Mandel Charles Sprachman was born in Toronto on January 15, 1925. His father, Abraham Sprachman, was a partner in the architectural firm Kaplan and Sprachman, noted theatre architects who designed between seventy and eighty percent of all movie theatres in Canada between 1919 and 1950.
Mandel Sprachman graduated from the University of Toronto School of Architecture in 1953. After working for one year in Stockholm as a draughtsman, he returned to Toronto and joined his father’s firm. In 1958, Sprachman established his own architectural practice.
From early to mid-career, Sprachman practised with Marvin Giller. Although it was a full partnership, Sprachman held controlling interest in the firm. Like his father Abraham, Mandel Sprachman also specialized in cinemas and theatres throughout his career, culminating in the award-winning restoration of the Elgin and Winter Garden Theatre in the 1980s. Mandel Sprachman died in Toronto on February 11, 2002.
The records of Sprachman’s architectural practice were acquired by the City of Toronto Archives in late 2002, consisting of approximately 70 metres of textual, photographic and architectural records and 500 rolls of architectural drawings, dating from the 1950s to the 1990s.

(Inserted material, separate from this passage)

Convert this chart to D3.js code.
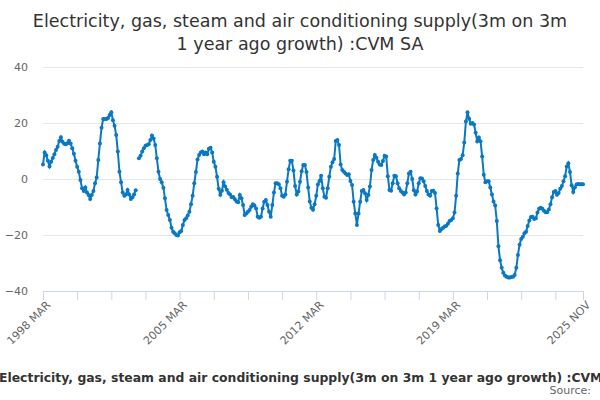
<!DOCTYPE html>
<html lang="en">
<head>
<meta charset="UTF-8">
<title>Electricity, gas, steam and air conditioning supply</title>
<script src="https://d3js.org/d3.v7.min.js"></script>
<style>
  body { margin: 0; background: #fff; }
  text { font-family: "DejaVu Sans", sans-serif; }
</style>
</head>
<body>
<script>
// monthly values, 1998 MAR .. 2025 NOV (null = no value)
var values = [
  5.2, 9.5, 8.5, 6.5, 4.5, 6.2, 7.5, 8.8, 10.4, 11.5,
  13.6, 14.9, 13.3, 12.6, 12.4, 12.8, 13.7, 12.7, 11, 9,
  6.5, 4.4, 2.6, -0.4, -3.3, -4.3, -3, -4.8, -5.7, -7.1,
  -5.7, -4.3, -1.5, 0.5, 6.8, 12.7, 18.3, 21.4, 21.4, 21.4,
  21.8, 22.9, 23.8, 21, 19, 15.7, 9.8, 2.6, -1.2, -4.8,
  -6, -5.5, -3.9, -5.5, -7.1, -6.5, -5.5, -4, null, 7.4,
  8.3, 9.8, 11, 11.9, 12.1, 12.4, 13.9, 15.5, 14.5, 12.1,
  7.4, 2.6, 0, -1.2, -3.1, -6.9, -11.1, -12.9, -14.6, -17.4,
  -18.8, -19.4, -20, -20.2, -19, -18.6, -16.4, -14.6, -14, -13,
  -11.7, -9, -6, -1.5, 2.5, 7, 8.6, 9.5, 9.8, 8.8,
  9.5, 8.8, 10.8, 11.2, 9.5, 6.2, 4.4, 0.8, -3.5, -5.6,
  -4.2, -1.2, -2.7, -3.8, -5, -5.5, -6.5, -6.4, -7.2, -8,
  -8.3, -5.7, -6.9, -9.3, -12.9, -12.3, -11.7, -11.1, -9.9, -9,
  -9.5, -10.5, -13.5, -13.8, -13.5, -10.5, -8.1, -7.5, -9.3, -11.7,
  -13.5, -9.3, -4.8, -1.5, -1.5, -1.9, -3.3, -6, -6.3, -5.5,
  -1, 3.5, 6.5, 6.5, 3, -2.5, -5.5, -4.5, -1, 2.8,
  5, 5, 2.5, -3, -8, -10.3, -11, -9, -6, -2,
  -0.7, 1.2, -3.3, -6.3, -6.7, -3.3, 0.8, 4.4, 6, 7.1,
  13.6, 13.9, 12.1, 5.2, 3.2, 2.6, 2, 1.4, 1.7, -0.7,
  -2.1, -8.1, -12.3, -16.4, -12.3, -8.1, -4.3, -3.9, -5.1, -7.5,
  -5.7, -2.7, 3.2, 6.8, 8.6, 7.6, 6.2, 5.2, 5, 6.4,
  8.3, 8, 1, -3.9, -4.2, -1.5, 1.2, 1, -1.5, -3.3,
  -4.3, -4.8, -5.5, -4.8, -1.5, 2, 2.6, 0, -4, -5.5,
  -4.5, -1.5, 0.3, 0.2, -0.8, -2.5, -4.3, -5.5, -6, -4.3,
  -4.2, -5, -10.5, -16.4, -18.6, -17.9, -17.4, -17, -16.7, -15.9,
  -15, -14.6, -14, -12, -6, 2, 6.8, 7.1, 8.5, 13,
  20.5, 23.8, 21.5, 19.7, 20, 19.5, 16.5, 13.5, 14.8, 13.5,
  8, 1.5, -1.2, -0.8, -0.8, -3, -5.5, -8, -9.5, -15,
  -24, -29, -31.7, -33.5, -34.5, -34.9, -35.2, -35.2, -35, -34.9,
  -34.3, -31.7, -27.1, -23.5, -21.4, -20.6, -19.4, -18.8, -16.8, -14.8,
  -13.6, -13.5, -14.3, -14, -12, -10.6, -10.3, -10.6, -11.3, -11.9,
  -11.9, -10.9, -9, -6.5, -4.6, -4.3, -5.6, -5, -3.5, -2.5,
  -0.8, 1, 4.5, 5.6, 2.5, -2.2, -4.6, -3, -2, -1.8,
  -1.9, -1.9, -1.9
];
var startMonth = new Date(1998, 2, 1);
var monthNames = ["JAN","FEB","MAR","APR","MAY","JUN","JUL","AUG","SEP","OCT","NOV","DEC"];
var tickIdx = [0, 21, 42, 63, 84, 105, 126, 147, 168, 189, 210, 231, 252, 273, 294, 315, 332];
var labelIdx = [0, 84, 168, 252, 332];
var yTicks = [-40, -20, 0, 20, 40];

var titleLines = ["Electricity, gas, steam and air conditioning supply(3m on 3m",
                  "1 year ago growth) :CVM SA"];
var footer = "Electricity, gas, steam and air conditioning supply(3m on 3m 1 year ago growth) :CVM SA";

var width = 600, height = 400,
    plotLeft = 43, plotRight = 583, plotTop = 67, plotBottom = 291;

function label(i) {
  var d = d3.timeMonth.offset(startMonth, i);
  return d.getFullYear() + " " + monthNames[d.getMonth()];
}

var svg = d3.select("body").append("svg")
  .attr("width", width)
  .attr("height", height);

var x = d3.scaleLinear().domain([0, values.length - 1]).range([plotLeft, plotRight]);
var y = d3.scaleLinear().domain([-40, 40]).range([plotBottom, plotTop]);

// title
svg.append("g").selectAll("text")
  .data(titleLines)
  .enter().append("text")
  .attr("x", width / 2)
  .attr("y", function(d, i) { return 27 + i * 23; })
  .attr("text-anchor", "middle")
  .style("font-size", "17.5px")
  .style("fill", "#333")
  .text(function(d) { return d; });

// y grid + labels
var yAxis = svg.append("g")
  .attr("transform", "translate(" + plotLeft + ",0)")
  .call(d3.axisLeft(y).tickValues(yTicks).tickSize(-(plotRight - plotLeft)).tickPadding(15));
yAxis.select(".domain").remove();
yAxis.selectAll(".tick line").attr("stroke", "#e6e6e6");
yAxis.selectAll(".tick text")
  .style("font-size", "11px")
  .style("fill", "#666")
  .style("font-family", "DejaVu Sans, sans-serif");

// x axis
var xAxis = svg.append("g")
  .attr("transform", "translate(0," + plotBottom + ")")
  .call(d3.axisBottom(x).tickValues(tickIdx).tickSize(9).tickSizeOuter(0)
    .tickFormat(function(i) { return labelIdx.indexOf(i) >= 0 ? label(i) : ""; }));
xAxis.select(".domain").attr("stroke", "#ccd6eb");
xAxis.selectAll(".tick line").attr("stroke", "#ccd6eb");
xAxis.selectAll(".tick text")
  .style("font-size", "11px")
  .style("fill", "#666")
  .style("font-family", "DejaVu Sans, sans-serif")
  .attr("text-anchor", "end")
  .attr("dy", null)
  .attr("transform", "translate(2,9) rotate(-45)")
  .attr("x", 0)
  .attr("y", 8);

// line
var line = d3.line()
  .defined(function(d) { return d != null; })
  .x(function(d, i) { return x(i); })
  .y(function(d) { return y(d); });

svg.append("path")
  .datum(values)
  .attr("d", line)
  .attr("fill", "none")
  .attr("stroke", "#0a78c2")
  .attr("stroke-width", 2);

svg.append("g").selectAll("circle")
  .data(values.map(function(v, i) { return {i: i, v: v}; })
              .filter(function(d) { return d.v != null; }))
  .enter().append("circle")
  .attr("cx", function(d) { return x(d.i); })
  .attr("cy", function(d) { return y(d.v); })
  .attr("r", 2)
  .attr("fill", "#0a78c2");

// footer (too long for the width, runs off the right side as in the original)
svg.append("text")
  .attr("x", -1)
  .attr("y", 382)
  .attr("text-anchor", "start")
  .style("font-size", "12.4px")
  .style("font-weight", "bold")
  .style("fill", "#333")
  .text(footer);

svg.append("text")
  .attr("x", 591)
  .attr("y", 394)
  .attr("text-anchor", "end")
  .style("font-size", "11px")
  .style("fill", "#666")
  .text("Source:");
</script>
</body>
</html>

These records are rich in evidential and informational value. They document the many facets of architectural design and implementation. The degree of completeness of the documentation for most of these projects, especially the larger ones, is notable.
A significant amount of material, perhaps as much as one-third of the acquisition, is associated with what many consider to be Sprachman’s crowning achievement as an architect, the restoration of the Elgin and Winter Garden Theatre, 1985–1989. Of the remaining material, close to half of it relates to other cinema and theatre-related projects in the greater Toronto area. These include restorations and renovations to existing structures, plus the construction of new ones.
Given Sprachman’s central role in the restoration of historical theatres and his prominence as an innovator of new cinema and theatre formats, these records will be of special interest to anyone interested in the history and architecture of Toronto’s theatres and cinemas.